Para os procuradores do MP-RJ, a decisão precisa ser reformulada, não só pelos efeitos práticos mas para preservar um "sistema investigatório legalmente constituído e que preserva os ditames republicanos".
Órgãos do MP falam em 935 casos parados e pedem liberação dos inquéritos
Nesta segunda-feira, 18, três órgãos de coordenação e revisão do MPF pediram a revisão da decisão de Toffoli de suspender as investigações, informando que a medida paralisou 935 inquéritos.
Segundo o MPF, o número de casos paralisados, há três semanas, era de 700, mas a conta tem aumentado à medida que a Procuradoria toma conhecimento de requerimentos de defesa e decisões judiciais cumprindo a ordem de Toffoli.
Toffoli recua e anula decisão que dava acesso a dados de 600 mil
Na noite desta segunda-feira, 18, o ministro Dias Toffoli decidiu voltar atrás e anulou a medida que exigia acesso aos relatórios produzidos nos últimos três anos pela UIF e pela Receita. A decisão, agora tornada sem efeito, foi duramente criticada por membros do Ministério Público Federal e congressistas, que reforçaram as articulações em torno de uma CPI da Lava Toga, que mira ministros de tribunais superiores.
Senadores propõem PEC que libera envio de dados ao MP sem aval judicial
Às vésperas do julgamento do STF sobre o compartilhamento de dados de órgãos de controle, um grupo de 29 senadores apresentou nesta terça-feira, 19, uma PEC para liberar o envio de dados ao Ministério Público sem a necessidade de autorização judicial prévia.
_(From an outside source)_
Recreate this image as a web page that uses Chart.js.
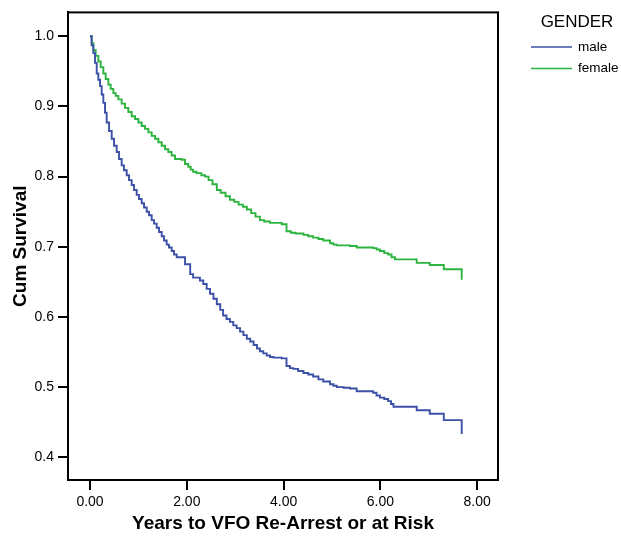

Encabeçada pelo senador Marcos do Val (Podemos-ES), a medida foi uma reação à decisão de Toffoli e uma forma de pressionar os ministros a reverterem a suspensão dos inquéritos.
Aras pede suspensão da liminar que paralisou caso Queiroz
Também neste terça, 19, Aras encaminhou um memorial ao STF em que alerta os integrantes da Corte que limitar o compartilhamento de dados sigilosos do antigo Coaf com o Ministério Público e a Polícia pode “comprometer tanto a reputação internacional do Brasil quanto sua atuação nos principais mercados financeiros globais“.